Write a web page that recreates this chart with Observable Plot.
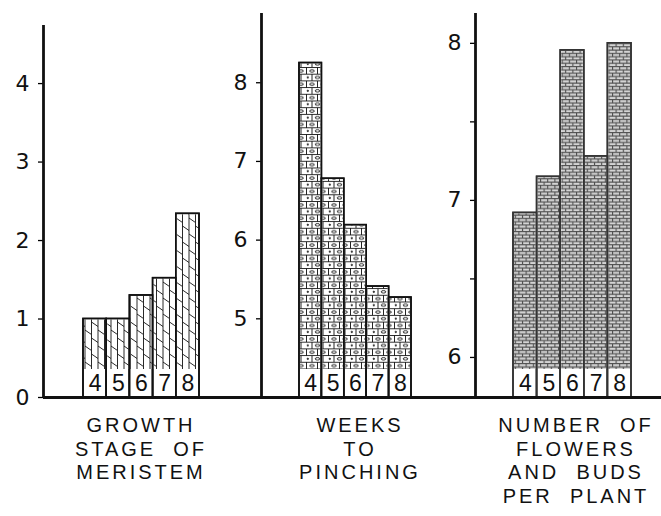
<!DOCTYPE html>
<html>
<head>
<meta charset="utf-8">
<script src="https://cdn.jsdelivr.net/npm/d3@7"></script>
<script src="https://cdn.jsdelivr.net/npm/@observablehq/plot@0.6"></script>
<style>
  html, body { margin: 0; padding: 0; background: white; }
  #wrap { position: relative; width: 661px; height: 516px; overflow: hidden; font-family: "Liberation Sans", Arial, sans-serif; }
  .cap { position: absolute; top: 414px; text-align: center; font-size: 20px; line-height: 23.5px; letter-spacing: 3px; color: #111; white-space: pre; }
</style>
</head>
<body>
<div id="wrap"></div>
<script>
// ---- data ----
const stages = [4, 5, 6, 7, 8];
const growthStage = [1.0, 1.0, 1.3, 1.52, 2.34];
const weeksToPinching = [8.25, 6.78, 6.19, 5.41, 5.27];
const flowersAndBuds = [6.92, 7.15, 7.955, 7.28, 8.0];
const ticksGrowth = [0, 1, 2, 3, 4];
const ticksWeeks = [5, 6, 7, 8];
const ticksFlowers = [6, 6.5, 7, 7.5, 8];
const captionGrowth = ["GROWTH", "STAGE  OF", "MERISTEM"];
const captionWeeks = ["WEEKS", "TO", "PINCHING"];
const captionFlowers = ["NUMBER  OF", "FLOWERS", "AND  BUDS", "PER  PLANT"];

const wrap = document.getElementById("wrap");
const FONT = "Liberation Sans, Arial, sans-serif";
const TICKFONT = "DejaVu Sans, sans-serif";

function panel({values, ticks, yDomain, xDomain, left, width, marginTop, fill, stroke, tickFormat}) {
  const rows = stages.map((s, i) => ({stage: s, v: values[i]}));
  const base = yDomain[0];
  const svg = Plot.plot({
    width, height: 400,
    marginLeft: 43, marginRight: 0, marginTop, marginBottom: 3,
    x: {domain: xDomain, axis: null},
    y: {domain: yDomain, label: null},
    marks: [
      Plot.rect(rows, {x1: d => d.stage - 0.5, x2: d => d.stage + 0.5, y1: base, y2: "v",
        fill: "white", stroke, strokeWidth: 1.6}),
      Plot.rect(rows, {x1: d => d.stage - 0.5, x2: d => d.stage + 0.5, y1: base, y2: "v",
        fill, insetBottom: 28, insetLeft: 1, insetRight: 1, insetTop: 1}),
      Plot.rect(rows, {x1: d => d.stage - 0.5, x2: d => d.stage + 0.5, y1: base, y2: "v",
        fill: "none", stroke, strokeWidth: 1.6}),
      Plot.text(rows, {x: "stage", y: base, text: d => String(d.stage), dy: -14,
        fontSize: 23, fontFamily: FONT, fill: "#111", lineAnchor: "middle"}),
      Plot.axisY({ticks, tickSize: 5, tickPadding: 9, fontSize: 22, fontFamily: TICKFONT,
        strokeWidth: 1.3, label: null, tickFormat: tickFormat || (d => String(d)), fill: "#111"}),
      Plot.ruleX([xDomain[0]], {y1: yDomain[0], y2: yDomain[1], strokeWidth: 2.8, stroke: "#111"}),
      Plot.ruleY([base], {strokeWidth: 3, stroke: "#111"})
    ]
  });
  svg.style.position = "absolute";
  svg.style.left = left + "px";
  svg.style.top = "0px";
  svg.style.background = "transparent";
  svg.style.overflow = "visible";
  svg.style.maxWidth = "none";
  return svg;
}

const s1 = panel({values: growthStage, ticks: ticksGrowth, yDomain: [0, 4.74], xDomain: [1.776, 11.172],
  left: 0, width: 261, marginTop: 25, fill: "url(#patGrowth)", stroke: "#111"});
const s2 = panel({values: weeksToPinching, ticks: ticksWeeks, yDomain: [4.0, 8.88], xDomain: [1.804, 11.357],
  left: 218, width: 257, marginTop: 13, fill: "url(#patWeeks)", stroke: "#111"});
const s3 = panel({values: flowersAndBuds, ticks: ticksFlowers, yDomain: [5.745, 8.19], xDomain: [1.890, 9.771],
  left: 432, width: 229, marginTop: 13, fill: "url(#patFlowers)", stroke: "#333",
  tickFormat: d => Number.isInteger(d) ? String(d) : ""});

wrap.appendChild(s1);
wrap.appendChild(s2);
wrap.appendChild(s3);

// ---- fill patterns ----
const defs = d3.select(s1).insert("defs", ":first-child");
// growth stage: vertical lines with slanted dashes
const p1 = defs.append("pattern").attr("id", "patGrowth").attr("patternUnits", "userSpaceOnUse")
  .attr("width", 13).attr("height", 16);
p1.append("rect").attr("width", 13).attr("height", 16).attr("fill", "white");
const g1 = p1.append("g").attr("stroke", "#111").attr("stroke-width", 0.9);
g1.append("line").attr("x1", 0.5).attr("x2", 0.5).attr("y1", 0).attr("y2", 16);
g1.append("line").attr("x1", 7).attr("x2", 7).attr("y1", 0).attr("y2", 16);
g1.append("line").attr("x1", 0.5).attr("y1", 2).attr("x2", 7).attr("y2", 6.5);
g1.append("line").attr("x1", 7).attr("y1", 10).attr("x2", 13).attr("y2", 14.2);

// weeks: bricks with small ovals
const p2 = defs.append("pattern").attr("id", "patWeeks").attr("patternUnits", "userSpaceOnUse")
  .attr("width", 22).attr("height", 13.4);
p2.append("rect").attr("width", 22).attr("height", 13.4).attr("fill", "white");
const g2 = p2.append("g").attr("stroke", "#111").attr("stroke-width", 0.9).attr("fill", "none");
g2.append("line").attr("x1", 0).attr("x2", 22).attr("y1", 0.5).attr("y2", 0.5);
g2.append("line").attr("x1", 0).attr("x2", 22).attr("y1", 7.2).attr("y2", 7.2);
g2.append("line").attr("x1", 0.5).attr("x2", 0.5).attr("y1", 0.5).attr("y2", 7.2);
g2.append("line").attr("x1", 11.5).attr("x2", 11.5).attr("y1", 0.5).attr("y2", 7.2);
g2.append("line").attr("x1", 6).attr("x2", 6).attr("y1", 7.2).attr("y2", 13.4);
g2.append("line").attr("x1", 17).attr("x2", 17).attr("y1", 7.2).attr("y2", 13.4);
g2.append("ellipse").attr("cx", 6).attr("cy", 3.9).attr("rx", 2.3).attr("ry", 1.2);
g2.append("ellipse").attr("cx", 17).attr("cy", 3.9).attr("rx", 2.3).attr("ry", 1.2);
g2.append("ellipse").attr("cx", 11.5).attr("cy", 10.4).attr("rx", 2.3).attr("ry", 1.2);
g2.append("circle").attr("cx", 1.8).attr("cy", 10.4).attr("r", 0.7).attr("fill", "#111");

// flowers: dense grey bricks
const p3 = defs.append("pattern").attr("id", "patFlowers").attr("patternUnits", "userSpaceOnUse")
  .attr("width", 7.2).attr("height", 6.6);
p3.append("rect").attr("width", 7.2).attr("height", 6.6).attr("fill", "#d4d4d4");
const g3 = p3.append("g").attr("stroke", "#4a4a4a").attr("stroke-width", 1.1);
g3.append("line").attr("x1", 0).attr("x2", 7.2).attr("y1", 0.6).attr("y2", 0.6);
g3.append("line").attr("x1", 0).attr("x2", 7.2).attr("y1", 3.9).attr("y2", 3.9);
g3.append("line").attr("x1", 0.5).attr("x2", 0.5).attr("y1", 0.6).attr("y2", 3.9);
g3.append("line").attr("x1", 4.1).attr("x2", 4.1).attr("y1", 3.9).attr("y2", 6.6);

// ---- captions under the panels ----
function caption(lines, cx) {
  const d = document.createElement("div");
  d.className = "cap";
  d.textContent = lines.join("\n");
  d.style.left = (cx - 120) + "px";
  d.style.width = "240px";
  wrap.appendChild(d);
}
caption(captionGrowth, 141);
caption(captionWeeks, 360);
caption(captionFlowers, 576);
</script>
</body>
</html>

________________________

● **Aim of the task**
Make an exact copy of the whole listing, but don't bring over any pictures.

● **Exercise response**
Write a web page that recreates this chart with Observable Plot.
<!DOCTYPE html>
<html>
<head>
<meta charset="utf-8">
<script src="https://cdn.jsdelivr.net/npm/d3@7"></script>
<script src="https://cdn.jsdelivr.net/npm/@observablehq/plot@0.6"></script>
<style>
  html, body { margin: 0; padding: 0; background: white; }
  #wrap { position: relative; width: 661px; height: 516px; overflow: hidden; font-family: "Liberation Sans", Arial, sans-serif; }
  .cap { position: absolute; top: 414px; text-align: center; font-size: 20px; line-height: 23.5px; letter-spacing: 3px; color: #111; white-space: pre; }
</style>
</head>
<body>
<div id="wrap"></div>
<script>
// ---- data ----
const stages = [4, 5, 6, 7, 8];
const growthStage = [1.0, 1.0, 1.3, 1.52, 2.34];
const weeksToPinching = [8.25, 6.78, 6.19, 5.41, 5.27];
const flowersAndBuds = [6.92, 7.15, 7.955, 7.28, 8.0];
const ticksGrowth = [0, 1, 2, 3, 4];
const ticksWeeks = [5, 6, 7, 8];
const ticksFlowers = [6, 6.5, 7, 7.5, 8];
const captionGrowth = ["GROWTH", "STAGE  OF", "MERISTEM"];
const captionWeeks = ["WEEKS", "TO", "PINCHING"];
const captionFlowers = ["NUMBER  OF", "FLOWERS", "AND  BUDS", "PER  PLANT"];

const wrap = document.getElementById("wrap");
const FONT = "Liberation Sans, Arial, sans-serif";
const TICKFONT = "DejaVu Sans, sans-serif";

function panel({values, ticks, yDomain, xDomain, left, width, marginTop, fill, stroke, tickFormat}) {
  const rows = stages.map((s, i) => ({stage: s, v: values[i]}));
  const base = yDomain[0];
  const svg = Plot.plot({
    width, height: 400,
    marginLeft: 43, marginRight: 0, marginTop, marginBottom: 3,
    x: {domain: xDomain, axis: null},
    y: {domain: yDomain, label: null},
    marks: [
      Plot.rect(rows, {x1: d => d.stage - 0.5, x2: d => d.stage + 0.5, y1: base, y2: "v",
        fill: "white", stroke, strokeWidth: 1.6}),
      Plot.rect(rows, {x1: d => d.stage - 0.5, x2: d => d.stage + 0.5, y1: base, y2: "v",
        fill, insetBottom: 28, insetLeft: 1, insetRight: 1, insetTop: 1}),
      Plot.rect(rows, {x1: d => d.stage - 0.5, x2: d => d.stage + 0.5, y1: base, y2: "v",
        fill: "none", stroke, strokeWidth: 1.6}),
      Plot.text(rows, {x: "stage", y: base, text: d => String(d.stage), dy: -14,
        fontSize: 23, fontFamily: FONT, fill: "#111", lineAnchor: "middle"}),
      Plot.axisY({ticks, tickSize: 5, tickPadding: 9, fontSize: 22, fontFamily: TICKFONT,
        strokeWidth: 1.3, label: null, tickFormat: tickFormat || (d => String(d)), fill: "#111"}),
      Plot.ruleX([xDomain[0]], {y1: yDomain[0], y2: yDomain[1], strokeWidth: 2.8, stroke: "#111"}),
      Plot.ruleY([base], {strokeWidth: 3, stroke: "#111"})
    ]
  });
  svg.style.position = "absolute";
  svg.style.left = left + "px";
  svg.style.top = "0px";
  svg.style.background = "transparent";
  svg.style.overflow = "visible";
  svg.style.maxWidth = "none";
  return svg;
}

const s1 = panel({values: growthStage, ticks: ticksGrowth, yDomain: [0, 4.74], xDomain: [1.776, 11.172],
  left: 0, width: 261, marginTop: 25, fill: "url(#patGrowth)", stroke: "#111"});
const s2 = panel({values: weeksToPinching, ticks: ticksWeeks, yDomain: [4.0, 8.88], xDomain: [1.804, 11.357],
  left: 218, width: 257, marginTop: 13, fill: "url(#patWeeks)", stroke: "#111"});
const s3 = panel({values: flowersAndBuds, ticks: ticksFlowers, yDomain: [5.745, 8.19], xDomain: [1.890, 9.771],
  left: 432, width: 229, marginTop: 13, fill: "url(#patFlowers)", stroke: "#333",
  tickFormat: d => Number.isInteger(d) ? String(d) : ""});

wrap.appendChild(s1);
wrap.appendChild(s2);
wrap.appendChild(s3);

// ---- fill patterns ----
const defs = d3.select(s1).insert("defs", ":first-child");
// growth stage: vertical lines with slanted dashes
const p1 = defs.append("pattern").attr("id", "patGrowth").attr("patternUnits", "userSpaceOnUse")
  .attr("width", 13).attr("height", 16);
p1.append("rect").attr("width", 13).attr("height", 16).attr("fill", "white");
const g1 = p1.append("g").attr("stroke", "#111").attr("stroke-width", 0.9);
g1.append("line").attr("x1", 0.5).attr("x2", 0.5).attr("y1", 0).attr("y2", 16);
g1.append("line").attr("x1", 7).attr("x2", 7).attr("y1", 0).attr("y2", 16);
g1.append("line").attr("x1", 0.5).attr("y1", 2).attr("x2", 7).attr("y2", 6.5);
g1.append("line").attr("x1", 7).attr("y1", 10).attr("x2", 13).attr("y2", 14.2);

// weeks: bricks with small ovals
const p2 = defs.append("pattern").attr("id", "patWeeks").attr("patternUnits", "userSpaceOnUse")
  .attr("width", 22).attr("height", 13.4);
p2.append("rect").attr("width", 22).attr("height", 13.4).attr("fill", "white");
const g2 = p2.append("g").attr("stroke", "#111").attr("stroke-width", 0.9).attr("fill", "none");
g2.append("line").attr("x1", 0).attr("x2", 22).attr("y1", 0.5).attr("y2", 0.5);
g2.append("line").attr("x1", 0).attr("x2", 22).attr("y1", 7.2).attr("y2", 7.2);
g2.append("line").attr("x1", 0.5).attr("x2", 0.5).attr("y1", 0.5).attr("y2", 7.2);
g2.append("line").attr("x1", 11.5).attr("x2", 11.5).attr("y1", 0.5).attr("y2", 7.2);
g2.append("line").attr("x1", 6).attr("x2", 6).attr("y1", 7.2).attr("y2", 13.4);
g2.append("line").attr("x1", 17).attr("x2", 17).attr("y1", 7.2).attr("y2", 13.4);
g2.append("ellipse").attr("cx", 6).attr("cy", 3.9).attr("rx", 2.3).attr("ry", 1.2);
g2.append("ellipse").attr("cx", 17).attr("cy", 3.9).attr("rx", 2.3).attr("ry", 1.2);
g2.append("ellipse").attr("cx", 11.5).attr("cy", 10.4).attr("rx", 2.3).attr("ry", 1.2);
g2.append("circle").attr("cx", 1.8).attr("cy", 10.4).attr("r", 0.7).attr("fill", "#111");

// flowers: dense grey bricks
const p3 = defs.append("pattern").attr("id", "patFlowers").attr("patternUnits", "userSpaceOnUse")
  .attr("width", 7.2).attr("height", 6.6);
p3.append("rect").attr("width", 7.2).attr("height", 6.6).attr("fill", "#d4d4d4");
const g3 = p3.append("g").attr("stroke", "#4a4a4a").attr("stroke-width", 1.1);
g3.append("line").attr("x1", 0).attr("x2", 7.2).attr("y1", 0.6).attr("y2", 0.6);
g3.append("line").attr("x1", 0).attr("x2", 7.2).attr("y1", 3.9).attr("y2", 3.9);
g3.append("line").attr("x1", 0.5).attr("x2", 0.5).attr("y1", 0.6).attr("y2", 3.9);
g3.append("line").attr("x1", 4.1).attr("x2", 4.1).attr("y1", 3.9).attr("y2", 6.6);

// ---- captions under the panels ----
function caption(lines, cx) {
  const d = document.createElement("div");
  d.className = "cap";
  d.textContent = lines.join("\n");
  d.style.left = (cx - 120) + "px";
  d.style.width = "240px";
  wrap.appendChild(d);
}
caption(captionGrowth, 141);
caption(captionWeeks, 360);
caption(captionFlowers, 576);
</script>
</body>
</html>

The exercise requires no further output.